§ Written instruction: Begin with the first line below and retype each line exactly through the line containing "import plotly.graph_objects as go". Any pictures are to be left out.

** begin **

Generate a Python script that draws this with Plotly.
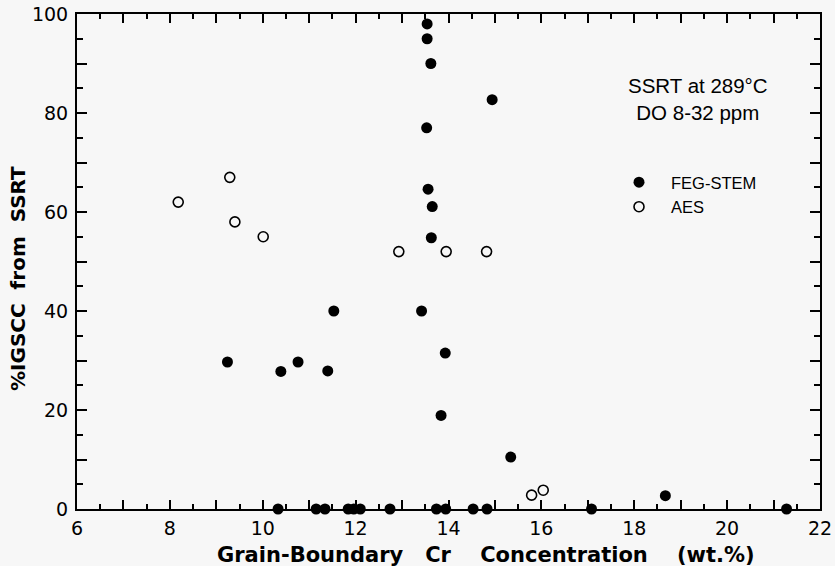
import plotly.graph_objects as go

# ---- data ----
feg_x = [13.54, 13.54, 13.62, 14.94, 13.53, 13.56, 13.65, 13.63, 11.53, 13.42,
         13.93, 9.24, 10.39, 10.76, 11.40, 13.84, 15.34, 18.67,
         10.33, 11.15, 11.34, 11.84, 11.96, 12.10, 12.74, 13.74, 13.94,
         14.53, 14.83, 17.08, 21.28]
feg_y = [98, 95, 90, 82.7, 77, 64.6, 61.1, 54.8, 40, 40,
         31.5, 29.7, 27.8, 29.7, 27.9, 18.9, 10.5, 2.7,
         0, 0, 0, 0, 0, 0, 0, 0, 0,
         0, 0, 0, 0]

aes_x = [8.18, 9.29, 9.40, 10.01, 12.93, 13.95, 14.82, 15.79, 16.04]
aes_y = [62, 67, 58, 55, 52, 52, 52, 2.8, 3.8]

x_tickvals = list(range(6, 23))
x_ticktext = [str(v) if v % 2 == 0 else "" for v in x_tickvals]
y_tickvals = list(range(0, 101, 10))
y_ticktext = [str(v) if v % 20 == 0 else "" for v in y_tickvals]

x_title = "Grain-Boundary\u00a0\u00a0\u00a0Cr\u00a0\u00a0\u00a0\u00a0Concentration\u00a0\u00a0\u00a0\u00a0(wt.%)"
y_title = "%IGSCC\u00a0\u00a0from\u00a0\u00a0SSRT"
note_text = "SSRT at 289°C<br>DO 8-32 ppm"

BG = "#f7f7f7"
TICKFONT = dict(family="DejaVu Sans", size=19, color="black")
XTITLEFONT = dict(family="DejaVu Sans", size=21, color="black", weight="bold")
YTITLEFONT = dict(family="DejaVu Sans", size=20, color="black", weight="bold")
TEXTFONT = dict(family="Liberation Sans, Arial", size=20.5, color="black")

fig = go.Figure()
fig.add_trace(go.Scatter(
    x=feg_x, y=feg_y, mode="markers", name="FEG-STEM",
    marker=dict(symbol="circle", size=11, color="black"),
    cliponaxis=False,
))
fig.add_trace(go.Scatter(
    x=aes_x, y=aes_y, mode="markers", name="AES",
    marker=dict(symbol="circle-open", size=10, color="black",
                line=dict(width=1.6, color="black")),
    cliponaxis=False,
))

axis_common = dict(
    showgrid=False, zeroline=False, showline=True, linewidth=2,
    linecolor="black", ticks="inside", mirror="ticks",
    tickcolor="black", tickwidth=1.5, tickfont=TICKFONT, automargin=False,
)

fig.update_xaxes(
    range=[6, 22], tickmode="array", tickvals=x_tickvals, ticktext=x_ticktext,
    ticklen=9, ticklabelstandoff=1,
    minor=dict(dtick=0.5, ticks="inside", ticklen=5, tickcolor="black", tickwidth=1.5),
    **axis_common,
)
fig.update_yaxes(
    range=[0, 100], tickmode="array", tickvals=y_tickvals, ticktext=y_ticktext,
    ticklen=10, ticklabelstandoff=3,
    minor=dict(dtick=5, ticks="inside", ticklen=6, tickcolor="black", tickwidth=1.5),
    **axis_common,
)

plot_l, plot_r, plot_t, plot_b = 77, 820, 14, 509
pw, ph = plot_r - plot_l, plot_b - plot_t
def px(xp):
    return (xp - plot_l) / pw
def py(yp):
    return (plot_b - yp) / ph

fig.update_layout(
    width=835, height=566,
    margin=dict(l=plot_l, r=835 - plot_r, t=plot_t, b=566 - plot_b),
    paper_bgcolor=BG, plot_bgcolor=BG,
    showlegend=True,
    legend=dict(x=px(607), y=py(165), xanchor="left", yanchor="top",
                bgcolor="rgba(0,0,0,0)", itemwidth=54, tracegroupgap=0,
                font=dict(family="Liberation Sans, Arial", size=16.5, color="black")),
    annotations=[
        dict(text=note_text, x=px(698), y=py(98.5), xref="paper", yref="paper",
             showarrow=False, font=TEXTFONT, align="center",
             xanchor="center", yanchor="middle"),
        dict(text=x_title, x=px(486), y=py(555), xref="paper", yref="paper",
             showarrow=False, font=XTITLEFONT, xanchor="center", yanchor="middle"),
        dict(text=y_title, x=px(18), y=py(279), xref="paper", yref="paper",
             showarrow=False, font=YTITLEFONT, textangle=-90,
             xanchor="center", yanchor="middle"),
    ],
)

fig.write_html("out.html")
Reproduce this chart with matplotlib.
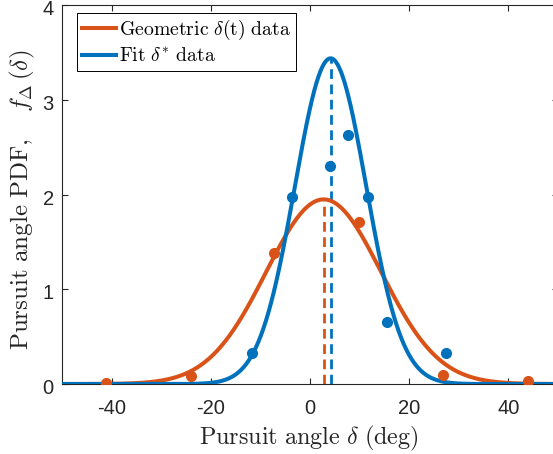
import numpy as np
import matplotlib
matplotlib.use("Agg")
import matplotlib.pyplot as plt
import matplotlib.transforms as mtransforms

plt.rcParams['mathtext.fontset'] = 'cm'
plt.rcParams['font.family'] = ['Liberation Sans', 'DejaVu Sans']
plt.rcParams['axes.unicode_minus'] = False

# fitted curve parameters (peak height, mean, std in deg)
geo_peak, geo_mu, geo_sigma = 1.95, 2.75, 11.6
fit_peak, fit_mu, fit_sigma = 3.44, 4.15, 7.2

# histogram points
geo_x = [-41.1, -24.05, -7.2, 9.88, 26.9, 44.0]
geo_y = [0.014, 0.085, 1.38, 1.71, 0.10, 0.03]
fit_x = [-11.63, -3.57, 4.03, 7.73, 11.63, 15.6, 27.4]
fit_y = [0.33, 1.98, 2.30, 2.63, 1.97, 0.66, 0.33]

orange = '#D95319'
blue = '#0072BD'
grey = '#262626'

fig = plt.figure(figsize=(5.53, 4.54), dpi=100)
ax = fig.add_axes([62/553, 70/454, 496/553, 378.7/454])

x = np.linspace(-50, 50, 1001)
g1 = geo_peak*np.exp(-(x-geo_mu)**2/(2*geo_sigma**2))
g2 = fit_peak*np.exp(-(x-fit_mu)**2/(2*fit_sigma**2))

ax.plot(x, g1, color=orange, lw=2.9, label=r'$\mathrm{Geometric}\ \delta\mathrm{(t)\ data}$', zorder=3)
ax.plot(x, g2, color=blue, lw=2.9, label=r'$\mathrm{Fit}\ \delta^{*}\ \mathrm{data}$', zorder=3)
ax.plot(geo_x, geo_y, 'o', color=orange, ms=7, zorder=4)
ax.plot(fit_x, fit_y, 'o', color=blue, ms=7, zorder=4)
ax.plot([geo_mu, geo_mu], [0, geo_peak], '--', color=orange, lw=2, dashes=(3.5, 2))
ax.plot([fit_mu, fit_mu], [0, fit_peak], '--', color=blue, lw=2, dashes=(3.5, 2))

ax.set_xlim(-50, 50)
ax.set_ylim(0, 4)
ax.set_xticks([-40, -20, 0, 20, 40])
ax.set_yticks([0, 1, 2, 3, 4])
ax.tick_params(direction='in', top=True, right=True, length=4, width=0.8,
               labelsize=14.5, colors=grey)
ax.tick_params(axis='x', pad=11)
ax.tick_params(axis='y', pad=6)
for s in ax.spines.values():
    s.set_color(grey)
    s.set_linewidth(0.8)

# matlab puts the y tick labels a little lower
shift = mtransforms.ScaledTranslation(0, -2.5/100, fig.dpi_scale_trans)
for lab in ax.get_yticklabels():
    lab.set_transform(lab.get_transform() + shift)

ax.set_xlabel(r'$\mathrm{Pursuit\ angle}\ \delta\ \mathrm{(deg)}$', fontsize=17.4, color=grey, va='center')
ax.xaxis.set_label_coords(0.498, -0.1426)
ax.set_ylabel(r'$\mathrm{Pursuit\ angle\ PDF,}\ \ \ f_{\Delta}\,(\delta)$', fontsize=18, color=grey, va='center')
ax.yaxis.set_label_coords(-0.0806, 0.486)

leg = ax.legend(loc='upper left', bbox_to_anchor=(0.031, 0.979), fontsize=14.2, fancybox=False,
                edgecolor='black', framealpha=1, handlelength=1.7, handletextpad=0.15,
                borderpad=0.25, labelspacing=0.25, borderaxespad=0)
leg.get_frame().set_linewidth(0.7)

fig.savefig('out.png', dpi=100)
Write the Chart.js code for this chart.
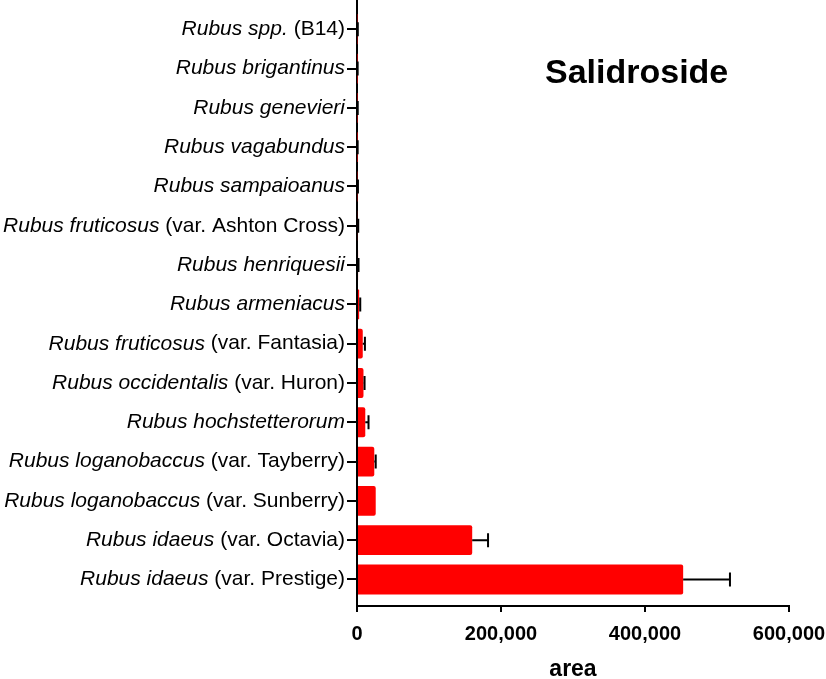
<!DOCTYPE html>
<html>
<head>
<meta charset="utf-8">
<script src="https://cdn.jsdelivr.net/npm/chart.js@4"></script>
<style>
  html, body { margin: 0; padding: 0; background: #fff; }
  #wrap { width: 826px; height: 679px; }
</style>
</head>
<body>
<div id="wrap"><canvas id="chart"></canvas></div>
<script>
// species (italic part) and variety (upright part), top to bottom
const species = [
    'Rubus spp.', 'Rubus brigantinus', 'Rubus genevieri', 'Rubus vagabundus',
    'Rubus sampaioanus', 'Rubus fruticosus', 'Rubus henriquesii', 'Rubus armeniacus',
    'Rubus fruticosus', 'Rubus occidentalis', 'Rubus hochstetterorum',
    'Rubus loganobaccus', 'Rubus loganobaccus', 'Rubus idaeus', 'Rubus idaeus'
];
const varieties = [
    '(B14)', '', '', '', '', '(var. Ashton Cross)', '', '',
    '(var. Fantasia)', '(var. Huron)', '', '(var. Tayberry)', '(var. Sunberry)',
    '(var. Octavia)', '(var. Prestige)'
];
const areaMean = [800, 600, 700, 600, 900, 1200, 1500, 3000, 8000, 9000, 11500, 24000, 26000, 160000, 453000];
const areaSD   = [300, 300, 300, 300, 400, 500, 600, 1500, 3000, 1500, 4500, 2000, 0, 22000, 65000];
const xTicks = [0, 200000, 400000, 600000];

const FAMILY = '"Liberation Sans", Arial, sans-serif';
const labelFont = '21px ' + FAMILY;

// GraphPad-style spacing: a little extra room above the first and below the last category
const bandOffset = {
    id: 'bandOffset',
    afterLayout(chart) {
        const ys = chart.scales.y;
        ys._startValue = -0.745;
        ys._valueRange = species.length + 0.42;
    }
};

const errorBars = {
    id: 'errorBars',
    afterDatasetsDraw(chart) {
        const ctx = chart.ctx;
        const xs = chart.scales.x;
        const meta = chart.getDatasetMeta(0);
        ctx.save();
        ctx.strokeStyle = '#000';
        ctx.lineWidth = 2;
        meta.data.forEach((bar, i) => {
            if (!areaSD[i]) return;
            const x0 = xs.getPixelForValue(areaMean[i]);
            const x1 = xs.getPixelForValue(areaMean[i] + areaSD[i]);
            const y = bar.y;
            ctx.beginPath();
            ctx.moveTo(x0, y); ctx.lineTo(x1, y);
            ctx.moveTo(x1, y - 7); ctx.lineTo(x1, y + 7);
            ctx.stroke();
        });
        ctx.restore();
    }
};

const mixedLabels = {
    id: 'mixedLabels',
    afterDraw(chart) {
        const ctx = chart.ctx;
        const ys = chart.scales.y;
        const right = chart.chartArea.left - 12;
        ctx.save();
        ctx.fillStyle = '#000';
        ctx.textBaseline = 'middle';
        ctx.textAlign = 'right';
        species.forEach((sp, i) => {
            const y = ys.getPixelForValue(i);
            let x = right;
            if (varieties[i]) {
                ctx.font = labelFont;
                ctx.fillText(varieties[i], x, y);
                x -= ctx.measureText(varieties[i]).width + ctx.measureText(' ').width;
            }
            ctx.font = 'italic ' + labelFont;
            ctx.fillText(sp, x, y);
        });
        // panel title
        ctx.font = 'bold 34px ' + FAMILY;
        ctx.textAlign = 'left';
        ctx.fillText('Salidroside', 545, 74);
        ctx.restore();
    }
};

new Chart(document.getElementById('chart'), {
    type: 'bar',
    data: {
        labels: species.map((s, i) => s + (varieties[i] ? ' ' + varieties[i] : '')),
        datasets: [{
            data: areaMean,
            backgroundColor: '#ff0000',
            borderWidth: 0,
            borderRadius: 2,
            borderSkipped: 'start',
            categoryPercentage: 1,
            barPercentage: 0.76
        }]
    },
    options: {
        indexAxis: 'y',
        responsive: true,
        maintainAspectRatio: false,
        animation: false,
        layout: { padding: { top: 0, right: 37, left: 0, bottom: 0 } },
        plugins: { legend: { display: false }, tooltip: { enabled: false } },
        scales: {
            x: {
                min: 0, max: 600000,
                afterBuildTicks: s => { s.ticks = xTicks.map(v => ({ value: v })); },
                afterFit: s => { s.height = 73; s.paddingRight = 0; s.paddingLeft = 0; },
                border: { color: '#000', width: 2 },
                grid: { drawOnChartArea: false, color: '#000', lineWidth: 2, tickLength: 6 },
                ticks: {
                    color: '#000',
                    padding: 10,
                    maxRotation: 0,
                    font: { family: FAMILY, size: 20, weight: 'bold' },
                    callback: v => v.toLocaleString('en-US')
                },
                title: {
                    display: true, text: 'area', color: '#000',
                    padding: { top: 0, bottom: -2 },
                    font: { family: FAMILY, size: 23, weight: 'bold', lineHeight: 1 }
                }
            },
            y: {
                offset: true,
                afterFit: s => { s.width = 357; },
                border: { color: '#000', width: 2 },
                grid: { offset: false, drawOnChartArea: false, color: '#000', lineWidth: 2, tickLength: 10 },
                ticks: { display: false }
            }
        }
    },
    plugins: [bandOffset, errorBars, mixedLabels]
});
</script>
</body>
</html>
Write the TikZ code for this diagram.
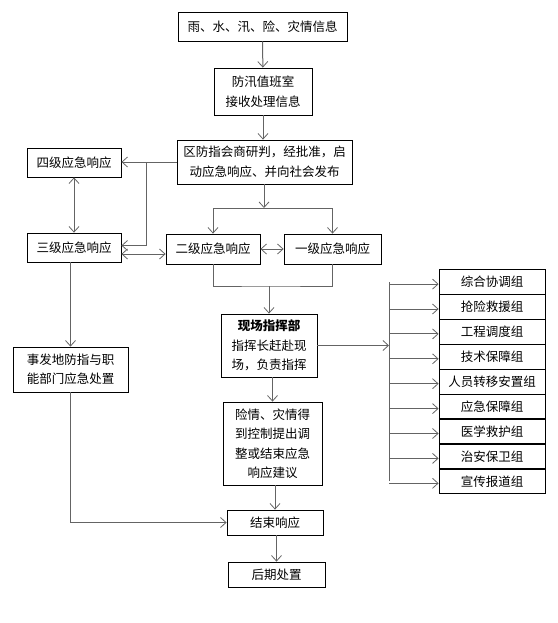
\documentclass[tikz,border=0pt]{standalone}
\usepackage{fontspec}
\setmainfont{Noto Sans CJK SC}
\usepackage{xcolor}
\definecolor{Black}{RGB}{0,0,0}
\definecolor{Gray}{RGB}{100,100,100}
\definecolor{White}{RGB}{255,255,255}
\usepackage{tikz}
\usetikzlibrary{arrows.meta}

\begin{document}
\begin{tikzpicture}[x=1pt, y=-1pt,
		box/.style={draw=Black, line width=0.8pt, fill=White, inner sep=0pt, align=center, font=\fontsize{12.5}{19.5}\selectfont},
		grpbox/.style={box, minimum width=106pt, minimum height=24.5pt},
		link/.style={draw=Gray, line width=1pt},
		>={Straight Barb[length=5.5pt, width=10pt, line width=0.8pt]}]
		
		\useasboundingbox (0,0) rectangle (557,623);
		
		% Boxes
		\node[box, minimum width=169pt, minimum height=29pt] (info)   at (262.5, 26.5) {雨、水、汛、险、灾情信息};
		\node[box, minimum width=98pt,  minimum height=47pt] (duty)   at (263, 91.5)   {防汛值班室\\接收处理信息};
		\node[box, minimum width=175pt, minimum height=44pt] (judge)  at (264.5, 162)  {区防指会商研判，经批准，启\\动应急响应、并向社会发布};
		
		\node[box, minimum width=94pt,  minimum height=29pt] (four)   at (74, 162.5)   {四级应急响应};
		\node[box, minimum width=94pt,  minimum height=29pt] (three)  at (74, 247.5)   {三级应急响应};
		\node[box, minimum width=94pt,  minimum height=30pt] (two)    at (213, 249)    {二级应急响应};
		\node[box, minimum width=97pt,  minimum height=30pt] (one)    at (332.5, 249)  {一级应急响应};
		
		\node[box, minimum width=96pt,  minimum height=63pt] (site)   at (269, 345.5)  {\textbf{现场指挥部}\\指挥长赶赴现\\场，负责指挥};
		\node[box, minimum width=99pt,  minimum height=83pt] (ctrl)   at (272.5, 443.5){险情、灾情得\\到控制提出调\\整或结束应急\\响应建议};
		\node[box, minimum width=115pt, minimum height=45pt] (local)  at (70.5, 369.5) {事发地防指与职\\能部门应急处置};
		\node[box, minimum width=96pt,  minimum height=25pt] (finish) at (275, 522.5)  {结束响应};
		\node[box, minimum width=97pt,  minimum height=25pt] (later)  at (276.5, 574.5){后期处置};
		
		% Groups
		\foreach \grp [count=\i] in {综合协调组,抢险救援组,工程调度组,技术保障组,人员转移安置组,应急保障组,医学救护组,治安保卫组,宣传报道组}
			\node[grpbox] (g\i) at (492, 257.2 + 24.9*\i) {\grp};
		
		% Points
		\coordinate (fork)  at (146, 162);
		\coordinate (split) at (264, 208);
		\coordinate (merge) at (269, 286);
		\coordinate (bus)   at (389, 346);
		
		% Lines
		\draw[link, ->] (info) -- (duty);
		\draw[link, ->] (duty.south) -- (duty.south |- judge.north);
		\draw[link, ->] (judge.south -| split) -- (split);
		\draw[link] (two.north |- split) -- (one.north |- split);
		\draw[link, ->] (two.north |- split) -- (two.north);
		\draw[link, ->] (one.north |- split) -- (one.north);
		
		\draw[link, ->] (judge.west) -- (judge.west -| four.east);
		\draw[link, ->] (fork) |- ([yshift=2pt]three.east);
		\draw[link, <->] (four) -- (three);
		\draw[link, <->] ([yshift=-6.5pt]three.east) -- ([yshift=-6.5pt]three.east -| two.west);
		\draw[link, <->] (two) -- (one);
		
		\draw[link] (two.south) |- (merge) -| (one.south);
		\draw[link, ->] (merge) -- (site.north);
		
		\draw[link, ->] (site.east) -- (site.east -| bus);
		\draw[link] (g1.west -| bus) -- (g9.west -| bus);
		\foreach \i in {1,...,9}
			\draw[link, ->] ([yshift=-2pt]g\i.west -| bus) -- ([yshift=-2pt]g\i.west);
		
		\draw[link, ->] (three.south -| local) -- (local.north);
		\draw[link, ->] (local.south) |- (finish.west);
		\draw[link, ->] (site.south -| ctrl) -- (ctrl.north);
		\draw[link, ->] (ctrl.south -| finish) -- (finish.north);
		\draw[link, ->] (finish.south -| later) -- (later.north);
		
	\end{tikzpicture}
\end{document}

** end **

§ Response below:
Generate a Python script that draws this with Plotly.
import plotly.graph_objects as go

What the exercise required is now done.